This Is the End

RICK BOOKSTABER

Markets, Risk and Human Interaction

June 27, 2010

Making Soccer Less Boring: A Modest Proposal

Now that the U.S. team has been eliminated, and with it the thrill of having an emotional attachment to the World Cup, I can go back to reflecting on why soccer is so boring. The basic reason is not so hard to come by: there is not enough scoring. Because there is not enough scoring, the bulk of the playing time passes with no concrete result, and the outcome is unnecessarily random. Even when a great team is matched up against a mediocre team, if you were to replay just a few critical seconds out of the hour and a half of action, the outcome might be different. Yawn at the wrong moment and miss the meat of the game.

There is an analytical basis for determining the amount of scoring a sport should have, and soccer is well below the ideal.

First, the greater the number of scores, the lower the chance for a lucky win by a team that is inferior. The number of scores required to move this random component to an acceptable level depends on the nature of the game. For example, if I were up against a professional basketball player in a game that involved each of us taking shots from the foul line, there is a reasonable chance I would win if the game consisted of only one shot each. If we each took ten shots, I would almost never win. On the other hand, if I were up against a world-class sprinter, one race – one score – would be enough. Absent a hamstring pull, he would win a hundred times out of a hundred.

Countervailing the benefit of having the outcome determined by more scores is the negative effect of having too much scoring. Up to a point, the more scores, the more interest and engagement for the spectators. But there is a turning point. Create a game with too many scores and the individual scores become inconsequential.

So in designing the ideal scoring for a sport, you want enough scores to reduce the chance of one team wining by dumb luck. The more randomness in any one score, the more scores you will want, so that a clearly superior team will win most all the time. But you don’t want to overdo it with the scoring. I think that soccer and hockey have too few scores, basketball and tennis have too many, while baseball and American football are somewhere near the sweet spot. This sweet spot can be determined empirically. A sport has enough scoring if a team that, in a large sample of games, tends to lose to most everyone rarely beats a team that tends to beat everyone.

This is all preamble to a way to improve soccer: have more scoring. It will reduce the random component, and lead to more minute-by-minute excitement. Change the game so that a dominating team wins by 10 to 5 rather than 2 to 1.

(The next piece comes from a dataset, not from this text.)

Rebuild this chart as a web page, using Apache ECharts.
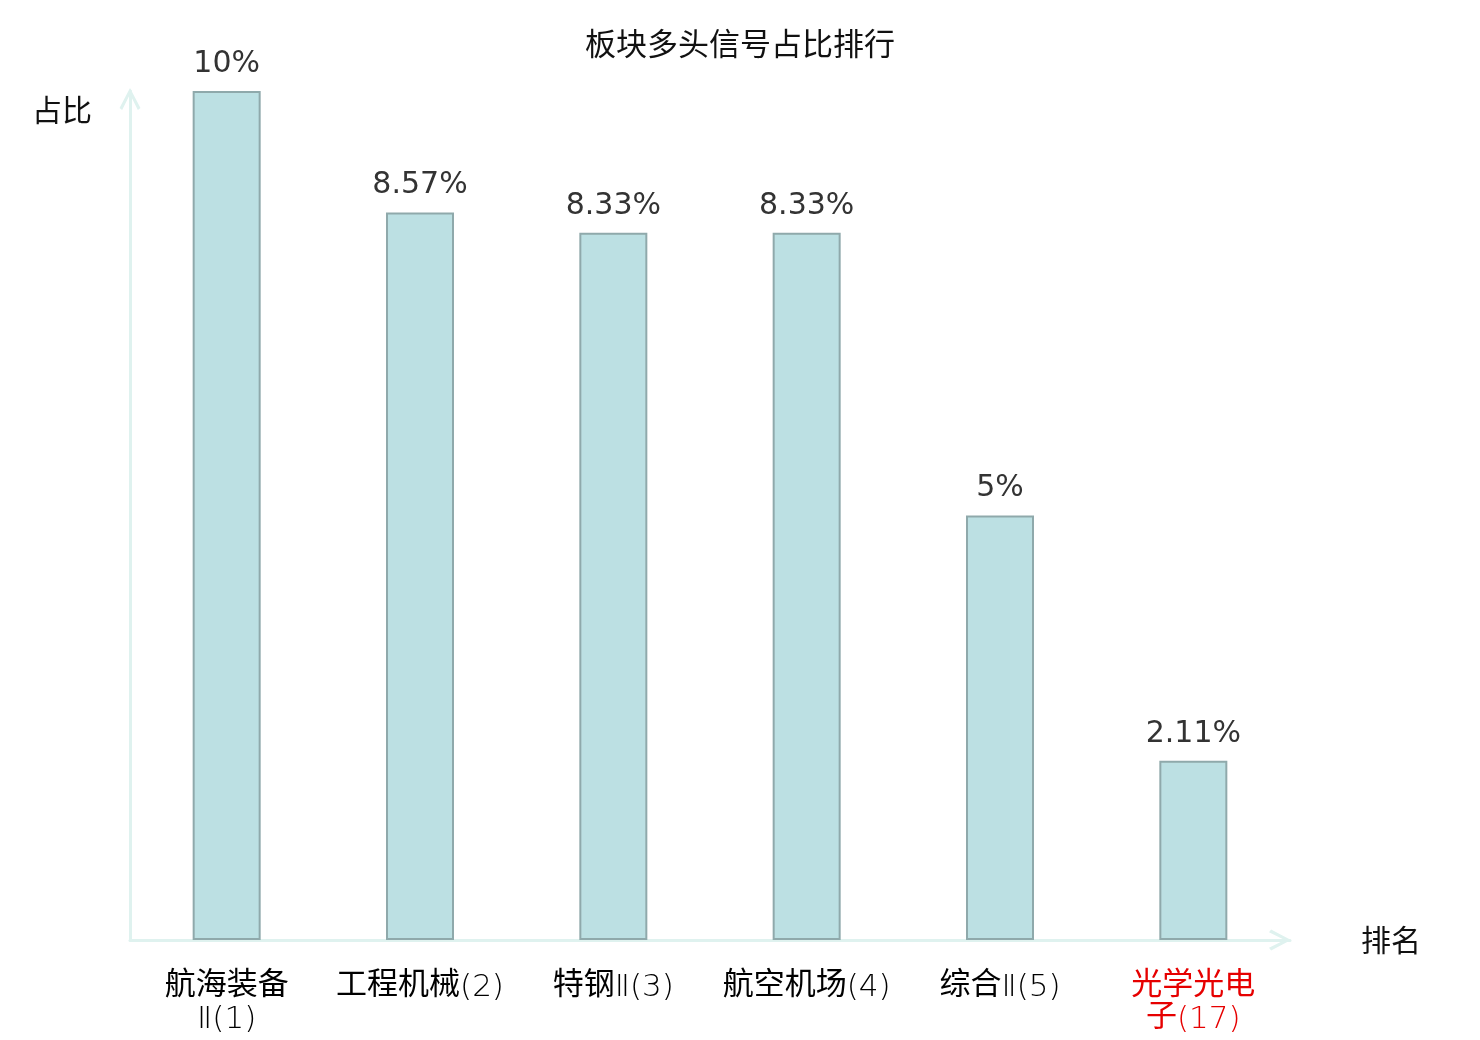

Here are a few changes I might propose in soccer to increase its entertainment value and reduce the randomness of the outcomes.
  1. Free substitution. Allow fresh players into the game. This will make for more aggressive and faster play, which should lead to more scoring. Free substitution will also allow better strategic use of players with special skills.
  2. Shorten the field. The ball will then spend more time within striking distance of the goal.
  3. Increase the size of the goal. The most direct way to increase scoring.
  4. Slope the field. Have the field slope toward the nets, both from the sides of the field and the center of the field. This will keep the ball closer to the goal area. Furthermore, this change will lead to a host of new scoring strategies. If a team can be distracted from the game -- by, say, a staged fight or a naked fan running across the field -- the ball will just roll into the goal.
  5. Use two balls. Having two balls in play will increase the number of shots, and spread out the defense. The balls can be color coded, with one ball being worth two points and the other ball one point.
  6. Add a goal tunnel. Have a corrugated metal tube that runs into the goal from beyond the goalie area. If someone can kick the ball into the tube, it is an automatic goal, since the goalie cannot defend it. New and entertaining strategies can be added with this feature. For example, players can be "tunneled" by being slammed against the sharp metal edges of the tube, thereby increasing the physical component, and with it, the entertainment value of the sport.